Which could be seen in states like Uttar Pradesh, Bihar among others, where the party and its alliance partners won an unexpectedly high number of seats. So to achieve the latest target, Shah will have to ensure that the performance in these areas is duplicated even at the cost of stepping on the toes of some its alliance partners, and add fresh seats in states where it does not have much of a standing, like those in the southern part of the country or West Bengal and Orissa. A task easier said than done.

While anti-incumbency at the centre, after 5 years in power, should not be a major factor for the BJP given its positive results in state elections so far. Yet there is a real possibility of it coming into play in states where the party has either been in power for too long or is thought to not have delivered on its promises. This can become true in places like Madhya Pradesh, Haryana, Chhattisgarh, Rajasthan, etc. Resentment against chief ministers can easily turn into that for the leader at the centre.

This becomes even more important with the party, as expected, perceived to have isolated the Muslim community, which forms 14 per cent of the population, with increasing incidents of cow related violence, constant talk of Uniform Civil Code, selecting a Hindu priest as Chief Minister of Uttar Pradesh, where it is thought the Muslims had voted for BJP, etc.

Too early to bet against Shah's BJP

Despite all such hurdles, the reality is that Shah will be confident of achieving his target, given the support his trump card, Modi, continues to enjoy among the masses. Which can be seen from the many state election results where the nature and size of victories have been credited to the Prime Minister not only by his supporters but political analysts as well.

Such popularity coupled with the disjointed and sorry state of the opposition bodes well for the ruling dispensation. As could be seen by Congress-led grouping's failure to prevent cross-voting in the elections for the posts of President and Vice President of India, and still being caught up in playing catch-up with no great success when it comes to electoral strategies like coalition formation or voter reach out programs.

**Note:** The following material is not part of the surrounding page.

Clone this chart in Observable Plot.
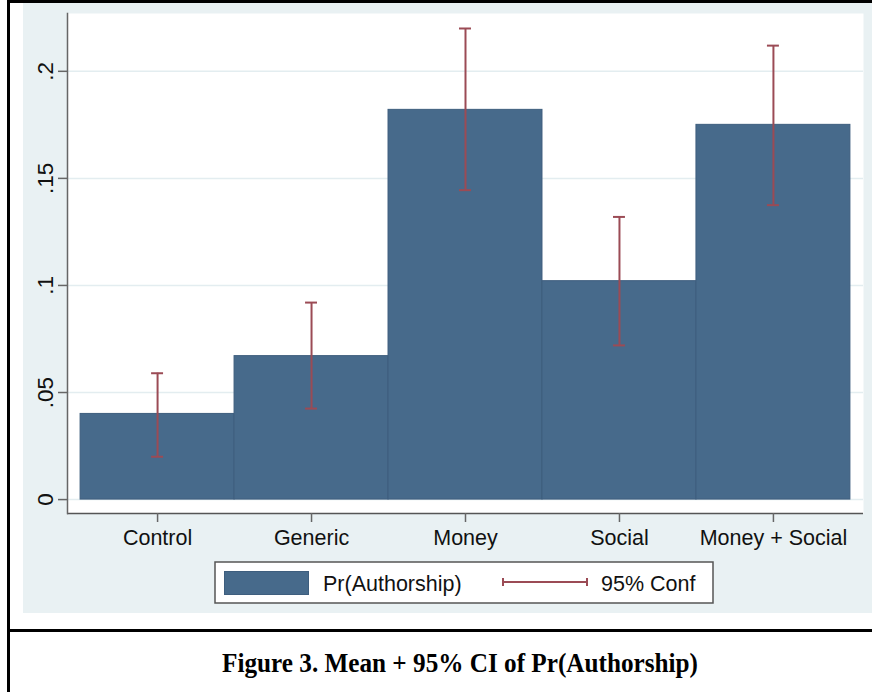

As for the saturation point, Shah has brought in parties like Janata Dal (United) in Bihar to make sure the numbers don't fall in a state that sends 40 MPs to the Lok Sabha. He has also begun the push for increasing its footprint in states where the party has little, if any, presence, like in the southern parts of India, West Bengal, Orissa among others.

For example, in Tamil Nadu, the party has gone out of its way to ensure that it is able to keep the warring factions of the ruling AIADMK from breaking that could lead to fresh elections and bring the DMK, which is more in tune with the Congress, to power. In states like Kerala, West Bengal, Orissa among others, it won't be a big surprise if the communal card is used in an attempt to force out some space, with controversies related to 'love jihad,' communal flare up in Mamata Banerjee's bastion already in the news lately.

This will also be in line with the over all agenda of the party's parent body, Rashtriya Swayamsevak Sangh, whose support is of utmost importance for the both Shah and BJP if they want to improve their previous performance.

These along with other measures that Shah has dictated to his party, though not enough to talk about the political scenario in the coming half-a-century, would make for the results in a couple of years from now an interesting contest. Especially with so much at stake for the party supremo.